All of that being said, before --profile was added, my position was
that the current use of --profile (i.e. to select a standard to follow)
should be covered either by an env variable or by having different
variant of the sop binary, e.g. you could have gosop-crypto-refresh
and so on. That way, it's more clear that it's something that should be
selected by the application (or for testing only) rather than the user.

And, it's arguably also a variant of the SOP standard (not just its
implementation), since the SOP spec references RFC4880 explicitly - so
if `sop generate-key --profile=draft-ietf-openpgp-crypto-refresh-10`
generates a v6 key, that's technically not compliant with SOP, which is
a bit surprising. So, a variant of the binary could claim to implement
a variant of SOP (which would refer to the crypto refresh instead).

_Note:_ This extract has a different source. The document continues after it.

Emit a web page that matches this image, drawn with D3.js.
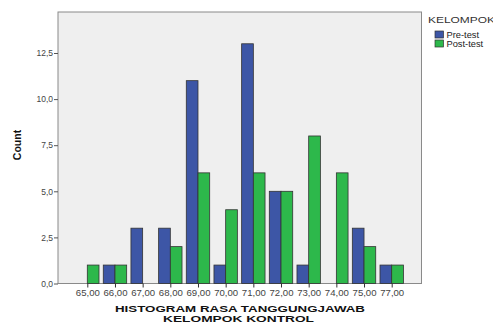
<!DOCTYPE html>
<html><head><meta charset="utf-8">
<script src="https://cdn.jsdelivr.net/npm/d3@7/dist/d3.min.js"></script>
<style>body{margin:0;background:#fff;overflow:hidden}svg{display:block}text{font-family:"Liberation Sans",Arial,sans-serif}</style>
</head><body><svg id="c" width="493" height="323"></svg>
<script>
const categories = ["65,00","66,00","67,00","68,00","69,00","70,00","71,00","72,00","73,00","74,00","75,00","77,00"];
const preTest  = [0,1,3,3,11,1,13,5,1,0,3,1];
const postTest = [1,1,0,2,6,4,6,5,8,6,2,1];
const yTicks = [0,2.5,5,7.5,10,12.5];
const seriesNames = ["Pre-test","Post-test"];
const colors = ["#3d56a6","#2db84b"];

const svg = d3.select("#c");
const L=58, T=12, R=421.5, B=283.5;
svg.append("rect").attr("x",L).attr("y",T).attr("width",R-L).attr("height",B-T)
  .attr("fill","#efefef").attr("stroke","#8a8a8a").attr("stroke-width",1);

const x = d3.scalePoint().domain(categories).range([87.3,391.7]);
const y = d3.scaleLinear().domain([0,12.5]).range([B,53]);
const bw = 11.7;

const series=[preTest,postTest];
series.forEach((vals,si)=>{
  svg.append("g").selectAll("rect").data(categories.map((c,i)=>({c,v:vals[i]})).filter(d=>d.v>0))
    .join("rect")
    .attr("x",d=>x(d.c)+(si===0?-bw:0))
    .attr("y",d=>y(d.v))
    .attr("width",bw)
    .attr("height",d=>y(0)-y(d.v))
    .attr("fill",colors[si]).attr("stroke","#333").attr("stroke-width",0.8);
});

const fmt = d=>d3.format(".1f")(d).replace(".",",");
const ya = d3.axisLeft(y).tickValues(yTicks).tickFormat(fmt).tickSize(4).tickPadding(1);
const gy = svg.append("g").attr("transform",`translate(${L},0)`).call(ya);
gy.select(".domain").remove();
gy.selectAll("line").attr("stroke","#555");
gy.selectAll("text").attr("font-size","8.5px").attr("fill","#444");

const xa = d3.axisBottom(x).tickSize(4).tickPadding(2);
const gx = svg.append("g").attr("transform",`translate(0,${B})`).call(xa);
gx.select(".domain").remove();
gx.selectAll("line").attr("stroke","#333");
gx.selectAll("text").attr("font-size","8.5px").attr("fill","#444").attr("textLength",24).attr("lengthAdjust","spacingAndGlyphs");

svg.append("text").attr("transform","translate(21,145) rotate(-90)").attr("text-anchor","middle")
  .attr("font-size","10.5px").attr("font-weight","bold").attr("fill","#111").text("Count");
svg.append("text").attr("x",240).attr("y",311.6).attr("text-anchor","middle")
  .attr("font-size","9px").attr("font-weight","bold").attr("fill","#111")
  .attr("textLength",250).attr("lengthAdjust","spacingAndGlyphs").text("HISTOGRAM RASA TANGGUNGJAWAB");
svg.append("text").attr("x",238.5).attr("y",322.2).attr("text-anchor","middle")
  .attr("font-size","9px").attr("font-weight","bold").attr("fill","#111")
  .attr("textLength",151).attr("lengthAdjust","spacingAndGlyphs").text("KELOMPOK KONTROL");

svg.append("text").attr("x",428).attr("y",23).attr("font-size","9.5px").attr("fill","#333")
  .attr("textLength",67).attr("lengthAdjust","spacingAndGlyphs").text("KELOMPOK");
const lg = svg.append("g").selectAll("g").data(seriesNames).join("g")
  .attr("transform",(d,i)=>`translate(435,${31+i*9})`);
lg.append("rect").attr("width",8.5).attr("height",7).attr("fill",(d,i)=>colors[i]).attr("stroke","#333").attr("stroke-width",0.7);
lg.append("text").attr("x",11.5).attr("y",7.2).attr("font-size","9.3px").attr("fill","#222").text(d=>d);
</script></body></html>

The profile could then refer to a set of preferences within that spec;
e.g. "high-security" for Curve448, "performance" for Curve25519, and
"compatibility" for RSA (though to be pedantic this would still refer
to RSA as specified in the crypto refresh, i.e. at least 3072 bits,
while the variant using RFC4880 could technically generate 2048-bit
keys, although probably it shouldn't) and a different set of profiles/
algorithms for the other variants/specs.

Perhaps we could still do that; but then, I would propose to drop the
IETF namespace, and also drop the requirement for an @domain after the
user space profiles - every profile name would just be specific to the
variant & implementation by definition.

But, perhaps that ship has sailed? If so, we could also give this
concept a different name, of course.